_WORK TO BE COMPLETED_:
Copy the listing below in full and skip every picture.
--- Start of SUPPLIED INFORMATION ---
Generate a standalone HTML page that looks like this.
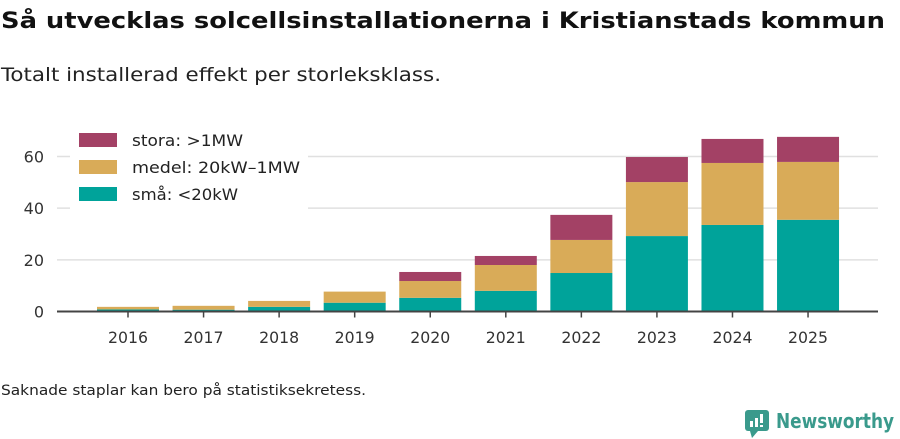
<!DOCTYPE html>
<html><head><meta charset="utf-8"><style>
body{margin:0;background:#fff;font-family:"DejaVu Sans","Liberation Sans",sans-serif;}
#wrap{position:relative;width:900px;height:439px;overflow:hidden;}
</style></head><body><div id="wrap">
<svg id="chart" width="900" height="439" style="position:absolute;left:0;top:0" font-family="DejaVu Sans, Liberation Sans, sans-serif">
<text x="1" y="28" font-size="22" font-weight="bold" fill="#111" textLength="884" lengthAdjust="spacingAndGlyphs">Så utvecklas solcellsinstallationerna i Kristianstads kommun</text>
<text x="1" y="81" font-size="19" fill="#222" textLength="440" lengthAdjust="spacingAndGlyphs">Totalt installerad effekt per storleksklass.</text>
<text x="1" y="395" font-size="14" fill="#222" textLength="365" lengthAdjust="spacingAndGlyphs">Saknade staplar kan bero på statistiksekretess.</text>
<g>
<rect x="745" y="410" width="24" height="21" rx="3" fill="#3a9a8c"/><polygon points="750,431 758,431 752,438" fill="#3a9a8c"/><rect x="750" y="421" width="3" height="6" fill="#fff"/><rect x="755" y="418" width="3" height="9" fill="#fff"/><rect x="760" y="414" width="3" height="9" fill="#fff"/><rect x="760" y="425" width="3" height="2" fill="#fff"/>
<text x="776" y="428" font-size="20" font-weight="bold" fill="#3a9a8c" textLength="118" lengthAdjust="spacingAndGlyphs">Newsworthy</text>
</g>
</svg>
</div>
<script>
const years=["2016","2017","2018","2019","2020","2021","2022","2023","2024","2025"];
const small=[0.8,0.7,1.8,3.4,5.3,8.0,14.9,29.2,33.5,35.5];
const medium=[1.0,1.5,2.3,4.3,6.5,10.0,12.8,20.9,24.0,22.4];
const large=[0,0,0,0,3.5,3.5,9.7,9.7,9.3,9.7];
const yTicks=[0,20,40,60];
const NS="http://www.w3.org/2000/svg";
const svg=document.getElementById('chart');
const x0=57,x1=878,y0=311.5,pxPer=(311.5-156.5)/60;
const y=v=>y0-v*pxPer;
const step=75.56,first=128,bw=62;
const xc=i=>first+i*step;
function mk(t,a){const e=document.createElementNS(NS,t);for(const k in a)e.setAttribute(k,a[k]);svg.appendChild(e);return e;}
yTicks.forEach(t=>{
 if(t>0){const g=mk('line',{x1:x0,x2:x1,y1:y(t),y2:y(t),stroke:'#e0e0e0','stroke-width':1.5});
 
 }
 const l=mk('text',{x:44,y:y(t)+6,'text-anchor':'end','font-size':16,fill:'#333'});
 l.textContent=t;
 
 
});
const series=[[small,'#00a39a','sma'],[medium,'#d9ab58','medel'],[large,'#a34165','stora']];
years.forEach((yr,i)=>{
 let base=0;
 series.forEach(([arr,col,nm])=>{
  const v=arr[i];if(v<=0)return;
  const r=mk('rect',{x:xc(i)-bw/2,y:y(base+v),width:bw,height:v*pxPer,fill:col});
  
  
  base+=v;
 });
 const tk=mk('line',{x1:xc(i),x2:xc(i),y1:y0,y2:y0+6,stroke:'#444','stroke-width':1.5});
 
 
 const l=mk('text',{x:xc(i),y:343,'text-anchor':'middle','font-size':16,fill:'#333',textLength:40,lengthAdjust:'spacingAndGlyphs'});
 l.textContent=yr;
 
 
});
const ax=mk('line',{x1:x0,x2:x1,y1:y0,y2:y0,stroke:'#444','stroke-width':2});


const bg=mk('rect',{x:70,y:124,width:238,height:86,fill:'#fff'});


[['stora: >1MW','#a34165',133,111],['medel: 20kW–1MW','#d9ab58',160,168],['små: <20kW','#00a39a',187,106]].forEach(([t,c,yy,w])=>{
 const s=mk('rect',{x:79,y:yy,width:38,height:14,fill:c});
 
 
 const l=mk('text',{x:132,y:yy+13,'font-size':16,fill:'#222',textLength:w,lengthAdjust:'spacingAndGlyphs'});
 l.textContent=t;
 
 
});
</script></body></html>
--- End of SUPPLIED INFORMATION ---
_RESULT OF THE TASK_:
Generate a standalone HTML page that looks like this.
<!DOCTYPE html>
<html><head><meta charset="utf-8"><style>
body{margin:0;background:#fff;font-family:"DejaVu Sans","Liberation Sans",sans-serif;}
#wrap{position:relative;width:900px;height:439px;overflow:hidden;}
</style></head><body><div id="wrap">
<svg id="chart" width="900" height="439" style="position:absolute;left:0;top:0" font-family="DejaVu Sans, Liberation Sans, sans-serif">
<text x="1" y="28" font-size="22" font-weight="bold" fill="#111" textLength="884" lengthAdjust="spacingAndGlyphs">Så utvecklas solcellsinstallationerna i Kristianstads kommun</text>
<text x="1" y="81" font-size="19" fill="#222" textLength="440" lengthAdjust="spacingAndGlyphs">Totalt installerad effekt per storleksklass.</text>
<text x="1" y="395" font-size="14" fill="#222" textLength="365" lengthAdjust="spacingAndGlyphs">Saknade staplar kan bero på statistiksekretess.</text>
<g>
<rect x="745" y="410" width="24" height="21" rx="3" fill="#3a9a8c"/><polygon points="750,431 758,431 752,438" fill="#3a9a8c"/><rect x="750" y="421" width="3" height="6" fill="#fff"/><rect x="755" y="418" width="3" height="9" fill="#fff"/><rect x="760" y="414" width="3" height="9" fill="#fff"/><rect x="760" y="425" width="3" height="2" fill="#fff"/>
<text x="776" y="428" font-size="20" font-weight="bold" fill="#3a9a8c" textLength="118" lengthAdjust="spacingAndGlyphs">Newsworthy</text>
</g>
</svg>
</div>
<script>
const years=["2016","2017","2018","2019","2020","2021","2022","2023","2024","2025"];
const small=[0.8,0.7,1.8,3.4,5.3,8.0,14.9,29.2,33.5,35.5];
const medium=[1.0,1.5,2.3,4.3,6.5,10.0,12.8,20.9,24.0,22.4];
const large=[0,0,0,0,3.5,3.5,9.7,9.7,9.3,9.7];
const yTicks=[0,20,40,60];
const NS="http://www.w3.org/2000/svg";
const svg=document.getElementById('chart');
const x0=57,x1=878,y0=311.5,pxPer=(311.5-156.5)/60;
const y=v=>y0-v*pxPer;
const step=75.56,first=128,bw=62;
const xc=i=>first+i*step;
function mk(t,a){const e=document.createElementNS(NS,t);for(const k in a)e.setAttribute(k,a[k]);svg.appendChild(e);return e;}
yTicks.forEach(t=>{
 if(t>0){const g=mk('line',{x1:x0,x2:x1,y1:y(t),y2:y(t),stroke:'#e0e0e0','stroke-width':1.5});
 
 }
 const l=mk('text',{x:44,y:y(t)+6,'text-anchor':'end','font-size':16,fill:'#333'});
 l.textContent=t;
 
 
});
const series=[[small,'#00a39a','sma'],[medium,'#d9ab58','medel'],[large,'#a34165','stora']];
years.forEach((yr,i)=>{
 let base=0;
 series.forEach(([arr,col,nm])=>{
  const v=arr[i];if(v<=0)return;
  const r=mk('rect',{x:xc(i)-bw/2,y:y(base+v),width:bw,height:v*pxPer,fill:col});
  
  
  base+=v;
 });
 const tk=mk('line',{x1:xc(i),x2:xc(i),y1:y0,y2:y0+6,stroke:'#444','stroke-width':1.5});
 
 
 const l=mk('text',{x:xc(i),y:343,'text-anchor':'middle','font-size':16,fill:'#333',textLength:40,lengthAdjust:'spacingAndGlyphs'});
 l.textContent=yr;
 
 
});
const ax=mk('line',{x1:x0,x2:x1,y1:y0,y2:y0,stroke:'#444','stroke-width':2});


const bg=mk('rect',{x:70,y:124,width:238,height:86,fill:'#fff'});


[['stora: >1MW','#a34165',133,111],['medel: 20kW–1MW','#d9ab58',160,168],['små: <20kW','#00a39a',187,106]].forEach(([t,c,yy,w])=>{
 const s=mk('rect',{x:79,y:yy,width:38,height:14,fill:c});
 
 
 const l=mk('text',{x:132,y:yy+13,'font-size':16,fill:'#222',textLength:w,lengthAdjust:'spacingAndGlyphs'});
 l.textContent=t;
 
 
});
</script></body></html>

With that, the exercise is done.